Slope of a function $f(x)$ at a point $a$ is generally defined as the $\tan$ of the angle made by the tangent line at the point $a$ on the curve of the function $f(x)$ to the positive x-axis in anti-clock wise direction. That is, if $\theta$ is the angle made by the tangent of the curve $f(x)$ at a point $(a, f(a))$ to the positive x-axis in anti-clock wise direction. Then the slope of $f(x)$ at point $a$ is $\tan \theta$.

In theory, tangent line should touch the curve of $f(x)$ at a single point only. Most of the textbooks draws nice convex curves and then show slope as $\tan \theta$. But, i think it is not possible for many functions to draw a tangent line at a point that touches the curve at that single point only. Else it may be a tangent line or some other traversal.

How to understand slope as $\tan \theta$ in such cases? Where am I going wrong?

$\endgroup$
0
$\begingroup$

Slope is not defined like this. You are confusing slope with angle.
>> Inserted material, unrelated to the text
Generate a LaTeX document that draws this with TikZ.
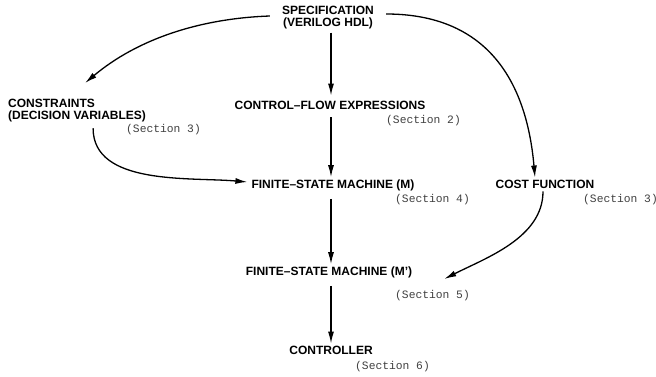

The slope definition will be more natural, as seen below.

Intuitively, the slope of a curve at a point is directly how steeply it changes as a function of change of horizontal distance: a flat road doesn't change in height as you drive on it, but driving on a ramp constantly elevates you as you drive up it. Typically this is understood as a ratio, so a 45 degree angle has a slope of 1, and a slope of 30 degrees has a slope of $\sqrt3$. This will be formalized in trigonometry, but if I recall correctly, the definition can go the other direction as well (that the ratio approach defines the angle).

We use ratios measurements of slopes instead of degree measurements of angles because calculating the derivative using the limit definition gives the slope as a ratio directly. This graphic shows the idea rather nicely, but this article provides a clearer exposition.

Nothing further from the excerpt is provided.